News Local

Activist warns of nearby nuke risk

BOB MACKIN, QMI AGENCY

Radioactive clouds from Washington State spread into southeastern B.C. during the once-secret Hanford nuclear complex's heyday and a Seattle activist worries it can happen again if a megaquake hits.

"They were able to cover up the fact they were spewing out staggering amounts into our environment, air, water and soil and Canada was certainly impacted by that," said Hanford Challenge executive director Tom Carpenter.

Hanford opened in World War II to convert uranium to plutonium for nuclear bombs, such as the one that killed 73,000 in Nagasaki, Japan, in August 1945. Production stopped in 1987 but the cleanup could continue through mid-century.

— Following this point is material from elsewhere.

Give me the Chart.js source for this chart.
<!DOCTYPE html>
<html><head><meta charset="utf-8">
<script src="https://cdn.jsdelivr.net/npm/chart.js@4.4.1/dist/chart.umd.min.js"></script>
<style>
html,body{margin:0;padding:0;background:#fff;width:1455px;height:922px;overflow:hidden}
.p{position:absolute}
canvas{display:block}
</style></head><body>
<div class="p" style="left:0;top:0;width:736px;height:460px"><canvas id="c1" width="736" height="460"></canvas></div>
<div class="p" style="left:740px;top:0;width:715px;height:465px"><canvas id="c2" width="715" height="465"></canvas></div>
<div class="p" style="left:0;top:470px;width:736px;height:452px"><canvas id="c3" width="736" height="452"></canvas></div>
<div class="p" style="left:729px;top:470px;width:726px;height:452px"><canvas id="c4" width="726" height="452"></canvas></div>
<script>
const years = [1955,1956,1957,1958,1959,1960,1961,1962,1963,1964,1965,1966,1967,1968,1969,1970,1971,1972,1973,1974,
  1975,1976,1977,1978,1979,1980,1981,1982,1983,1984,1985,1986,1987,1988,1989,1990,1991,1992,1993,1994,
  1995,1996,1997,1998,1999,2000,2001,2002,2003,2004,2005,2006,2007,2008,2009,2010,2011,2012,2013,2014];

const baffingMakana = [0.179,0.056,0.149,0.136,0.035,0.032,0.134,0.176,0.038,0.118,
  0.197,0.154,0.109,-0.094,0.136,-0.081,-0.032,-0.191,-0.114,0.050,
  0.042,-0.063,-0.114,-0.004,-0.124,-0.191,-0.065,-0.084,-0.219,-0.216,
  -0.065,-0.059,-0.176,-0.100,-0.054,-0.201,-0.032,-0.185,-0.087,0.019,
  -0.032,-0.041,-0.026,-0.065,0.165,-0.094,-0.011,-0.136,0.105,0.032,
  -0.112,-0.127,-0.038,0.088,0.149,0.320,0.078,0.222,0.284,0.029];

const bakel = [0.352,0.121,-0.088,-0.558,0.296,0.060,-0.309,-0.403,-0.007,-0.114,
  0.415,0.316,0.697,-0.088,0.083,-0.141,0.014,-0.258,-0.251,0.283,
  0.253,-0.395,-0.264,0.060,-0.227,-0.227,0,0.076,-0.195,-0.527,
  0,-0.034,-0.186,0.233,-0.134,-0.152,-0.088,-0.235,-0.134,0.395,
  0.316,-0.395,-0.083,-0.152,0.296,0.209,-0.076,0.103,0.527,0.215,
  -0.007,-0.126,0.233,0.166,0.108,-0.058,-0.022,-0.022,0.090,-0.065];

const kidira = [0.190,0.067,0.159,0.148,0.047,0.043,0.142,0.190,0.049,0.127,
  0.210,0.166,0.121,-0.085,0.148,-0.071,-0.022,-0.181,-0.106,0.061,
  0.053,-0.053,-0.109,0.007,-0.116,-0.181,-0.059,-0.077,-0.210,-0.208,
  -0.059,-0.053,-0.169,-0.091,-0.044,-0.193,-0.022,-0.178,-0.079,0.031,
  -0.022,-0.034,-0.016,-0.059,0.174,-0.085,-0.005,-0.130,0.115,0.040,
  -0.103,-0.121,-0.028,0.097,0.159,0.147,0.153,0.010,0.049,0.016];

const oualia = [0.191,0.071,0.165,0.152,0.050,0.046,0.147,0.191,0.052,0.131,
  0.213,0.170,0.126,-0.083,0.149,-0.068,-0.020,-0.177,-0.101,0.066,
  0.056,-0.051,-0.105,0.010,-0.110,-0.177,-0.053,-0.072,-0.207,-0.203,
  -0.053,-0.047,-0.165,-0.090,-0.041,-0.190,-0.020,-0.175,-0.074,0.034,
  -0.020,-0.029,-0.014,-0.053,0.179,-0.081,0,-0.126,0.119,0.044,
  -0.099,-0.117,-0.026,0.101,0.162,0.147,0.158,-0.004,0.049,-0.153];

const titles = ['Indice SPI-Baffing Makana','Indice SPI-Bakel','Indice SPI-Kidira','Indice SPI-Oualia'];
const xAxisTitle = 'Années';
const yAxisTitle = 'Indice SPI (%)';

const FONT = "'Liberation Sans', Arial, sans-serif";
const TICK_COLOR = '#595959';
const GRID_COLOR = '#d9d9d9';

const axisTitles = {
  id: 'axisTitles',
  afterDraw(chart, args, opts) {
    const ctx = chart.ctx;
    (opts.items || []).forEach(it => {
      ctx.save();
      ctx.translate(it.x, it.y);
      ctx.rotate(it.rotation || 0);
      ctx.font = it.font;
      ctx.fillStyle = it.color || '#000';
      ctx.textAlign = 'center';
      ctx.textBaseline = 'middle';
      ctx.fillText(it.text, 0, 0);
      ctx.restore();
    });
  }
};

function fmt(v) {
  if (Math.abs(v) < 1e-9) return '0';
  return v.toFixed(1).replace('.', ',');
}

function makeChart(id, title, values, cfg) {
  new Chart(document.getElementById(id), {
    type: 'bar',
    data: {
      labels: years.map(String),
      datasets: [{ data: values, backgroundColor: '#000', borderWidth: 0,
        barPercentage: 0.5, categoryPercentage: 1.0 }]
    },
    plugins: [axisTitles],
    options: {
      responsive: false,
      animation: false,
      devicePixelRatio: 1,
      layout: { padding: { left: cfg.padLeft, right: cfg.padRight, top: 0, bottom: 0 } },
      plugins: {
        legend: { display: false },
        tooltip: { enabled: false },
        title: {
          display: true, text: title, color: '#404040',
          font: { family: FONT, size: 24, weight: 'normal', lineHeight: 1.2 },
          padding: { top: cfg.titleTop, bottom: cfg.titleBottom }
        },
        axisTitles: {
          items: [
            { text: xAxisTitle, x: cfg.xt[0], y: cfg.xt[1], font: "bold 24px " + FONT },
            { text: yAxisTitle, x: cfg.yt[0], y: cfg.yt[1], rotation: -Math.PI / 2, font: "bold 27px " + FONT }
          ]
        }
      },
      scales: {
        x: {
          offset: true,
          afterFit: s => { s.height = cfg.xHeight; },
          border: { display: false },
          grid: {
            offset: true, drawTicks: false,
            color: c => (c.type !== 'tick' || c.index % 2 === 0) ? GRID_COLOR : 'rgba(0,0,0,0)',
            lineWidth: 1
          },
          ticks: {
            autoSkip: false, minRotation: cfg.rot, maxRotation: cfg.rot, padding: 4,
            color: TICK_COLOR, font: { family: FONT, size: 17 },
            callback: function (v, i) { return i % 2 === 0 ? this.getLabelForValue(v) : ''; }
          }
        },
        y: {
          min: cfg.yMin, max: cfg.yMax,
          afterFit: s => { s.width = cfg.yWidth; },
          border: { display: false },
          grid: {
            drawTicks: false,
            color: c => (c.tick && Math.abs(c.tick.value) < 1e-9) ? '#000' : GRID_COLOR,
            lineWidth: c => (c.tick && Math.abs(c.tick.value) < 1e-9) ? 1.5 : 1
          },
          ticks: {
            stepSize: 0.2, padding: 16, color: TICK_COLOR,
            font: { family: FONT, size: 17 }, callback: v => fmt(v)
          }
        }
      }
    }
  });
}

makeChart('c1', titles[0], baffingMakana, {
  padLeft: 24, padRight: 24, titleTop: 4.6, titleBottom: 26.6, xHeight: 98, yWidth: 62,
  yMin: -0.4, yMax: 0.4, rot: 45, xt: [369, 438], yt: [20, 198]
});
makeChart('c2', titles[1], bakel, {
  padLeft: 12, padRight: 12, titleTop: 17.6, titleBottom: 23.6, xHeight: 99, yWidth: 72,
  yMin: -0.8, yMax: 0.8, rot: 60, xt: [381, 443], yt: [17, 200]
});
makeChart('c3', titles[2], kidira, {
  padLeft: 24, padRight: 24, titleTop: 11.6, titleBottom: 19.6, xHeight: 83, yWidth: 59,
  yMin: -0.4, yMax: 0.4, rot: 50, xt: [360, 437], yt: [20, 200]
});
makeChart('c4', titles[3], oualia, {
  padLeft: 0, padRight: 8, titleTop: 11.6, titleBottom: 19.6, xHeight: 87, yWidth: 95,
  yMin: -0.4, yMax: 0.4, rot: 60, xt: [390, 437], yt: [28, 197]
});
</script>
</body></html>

Washington's only active nuclear power plant, however, opened in nearby Richland in 1984. Carpenter said the Columbia Generating Station and Japan's quake-and-tsunami hit Fukushima Daiichi are both boiling water reactors where spent fuel is held above ground.

"In Japan the roof blew out and blew off the building and exposed the fuel pool to the air."

Columbia - 540 kilometres from Vancouver - supplies 6.3 per cent of Washington's power and is supposed to survive a 6.9 magnitude quake. During the year ended Sept. 30, there were 210 local earthquakes. The biggest were 3.0 magnitude events on Feb. 4 and May 8.

Hanford is storing 177 underground tanks containing 200 million litres of nuclear waste. Carpenter claims a third of the tanks have leaked and he fears a megaquake would make it worse.